Kevin Corinth of the American Enterprise Institute recently testified before Congress about a bad idea involving poverty policy.

A society should be judged—in important part—on the basis of how it treats its poorest members. It is thus essential that we measure poverty accurately and transparently. That is especially the case when how we measure poverty has direct implications for how government assistance is provided to individuals and allocated across geographic areas.

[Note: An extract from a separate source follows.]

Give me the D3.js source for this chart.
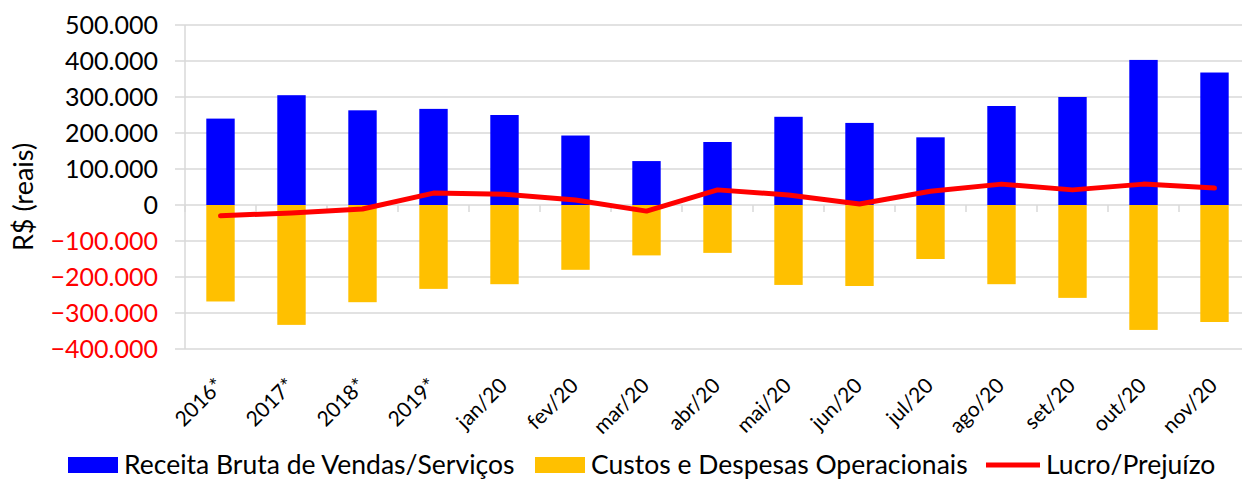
<!DOCTYPE html>
<html><head><meta charset="utf-8">
<script src="https://cdn.jsdelivr.net/npm/d3@7"></script>
<style>body{margin:0;background:#fff}svg{display:block}text{font-family:Lato,"Open Sans",sans-serif}</style>
</head><body>
<svg id="c" width="1242" height="479"></svg>
<script>
const categories = ["2016*","2017*","2018*","2019*","jan/20","fev/20","mar/20","abr/20","mai/20","jun/20","jul/20","ago/20","set/20","out/20","nov/20"];
const receita = [240000,305000,263000,267000,250000,193000,122000,175000,245000,228000,188000,275000,300000,403000,368000];
const custos = [-268000,-333000,-270000,-233000,-220000,-180000,-140000,-133000,-222000,-225000,-150000,-220000,-258000,-347000,-325000];
const lucro = [-30000,-22000,-11000,33000,30000,14000,-17000,42000,28000,3000,38000,58000,42000,58000,47000];
const yTicks = [500000,400000,300000,200000,100000,0,-100000,-200000,-300000,-400000];
const seriesNames = ["Receita Bruta de Vendas/Serviços","Custos e Despesas Operacionais","Lucro/Prejuízo"];

const svg = d3.select("#c");
const left = 185, step = 71;
const x = d3.scaleBand().domain(categories).range([left, left + step*categories.length]).paddingInner(0.6).paddingOuter(0.3);
const xb = d3.scaleBand().domain(categories).range([left, left + step*categories.length]);
const y = d3.scaleLinear().domain([-400000,500000]).range([349,25]);
const fmt = v => v === 0 ? "0" : d3.format(",")(v).replace(/,/g,".");
const grid = "#d9d9d9";

// gridlines
svg.append("g").selectAll("line").data(yTicks).join("line")
  .attr("x1", left-10).attr("x2", 1242).attr("y1", d=>y(d)).attr("y2", d=>y(d))
  .attr("stroke", grid).attr("stroke-width", 1.5);
svg.append("line").attr("x1", left).attr("x2", left).attr("y1", y(500000)).attr("y2", y(-400000))
  .attr("stroke", grid).attr("stroke-width", 1.5);
// tick labels
svg.append("g").selectAll("text").data(yTicks).join("text")
  .attr("x", 158).attr("y", d=>y(d)).attr("dy","0.35em").attr("text-anchor","end")
  .attr("font-size", 25).attr("fill", d => d < 0 ? "#ff0000" : "#000").text(fmt);
// x ticks at boundaries
svg.append("g").selectAll("line").data(d3.range(categories.length+1)).join("line")
  .attr("x1", i=>left+i*step).attr("x2", i=>left+i*step).attr("y1", y(0)).attr("y2", y(0)+7)
  .attr("stroke", grid).attr("stroke-width", 1.5);

// bars
svg.append("g").selectAll("rect").data(receita).join("rect")
  .attr("x",(d,i)=>x(categories[i])).attr("width",x.bandwidth())
  .attr("y",d=>y(d)).attr("height",d=>y(0)-y(d)).attr("fill","#0000ff");
svg.append("g").selectAll("rect").data(custos).join("rect")
  .attr("x",(d,i)=>x(categories[i])).attr("width",x.bandwidth())
  .attr("y",y(0)).attr("height",d=>y(d)-y(0)).attr("fill","#ffc000");
// line
const line = d3.line().x((d,i)=>xb(categories[i])+xb.bandwidth()/2).y(d=>y(d));
svg.append("path").datum(lucro).attr("d", line).attr("fill","none")
  .attr("stroke","#ff0000").attr("stroke-width",5).attr("stroke-linejoin","round").attr("stroke-linecap","round");

// x labels
svg.append("g").selectAll("text").data(categories).join("text")
  .attr("transform", d=>`translate(${xb(d)+xb.bandwidth()/2+4},${387}) rotate(-45)`)
  .attr("text-anchor","end").attr("font-size",21).attr("fill","#000").text(d=>d);

// y title
svg.append("text").attr("transform","translate(33,197) rotate(-90)").attr("text-anchor","middle")
  .attr("font-size",27).attr("fill","#000").text("R$ (reais)");

// legend
const ly = 465;
const lg = svg.append("g");
lg.append("rect").attr("x",68).attr("y",ly-8).attr("width",50).attr("height",16).attr("fill","#0000ff");
lg.append("text").attr("x",124).attr("y",ly).attr("dy","0.35em").attr("font-size",26.5).text(seriesNames[0]);
lg.append("rect").attr("x",535).attr("y",ly-8).attr("width",50).attr("height",16).attr("fill","#ffc000");
lg.append("text").attr("x",591).attr("y",ly).attr("dy","0.35em").attr("font-size",26.5).text(seriesNames[1]);
lg.append("line").attr("x1",986).attr("x2",1040).attr("y1",ly).attr("y2",ly).attr("stroke","#ff0000").attr("stroke-width",5);
lg.append("text").attr("x",1046).attr("y",ly).attr("dy","0.35em").attr("font-size",26.5).text(seriesNames[2]);
</script>
</body></html>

Unfortunately we have gone astray, due to the continued elevation of the Supplemental Poverty Measure (SPM). The SPM cloaks in complexity value judgments about where to set the poverty line, doing nothing to provide more accurate information about poverty but instead serving to mislead the public that value judgments about how much is “enough” can be determined by science. If the SPM were elevated to the “nation’s headline poverty statistic,” the key recommendation of a recent National Academies of Sciences, Engineering, and Medicine consensus report, and if the SPM were unilaterally declared the official poverty measure by the Office of Management and Budget (OMB), there would be profound effects on government programs. Government spending would rise by more than $124 billion over the next decade, and federal aid would be reallocated from low-income states to high-income states. These policy changes would automatically take effect through the simple action of the OMB Director updating a statistical policy directive to make the SPM the official poverty measure, a move that has now been given scientific cover by the National Academies and one that requires no Congressional input.

Congress should not allow a presidential administration to overrule its decisions over how todetermine eligibility for government programs and how to allocate aid across geographic areas. …

… Congress should protect its authority over government programs, defend our immensely valuable statistical agencies from involvement in political decisions, and promote accurate and transparent poverty statistics.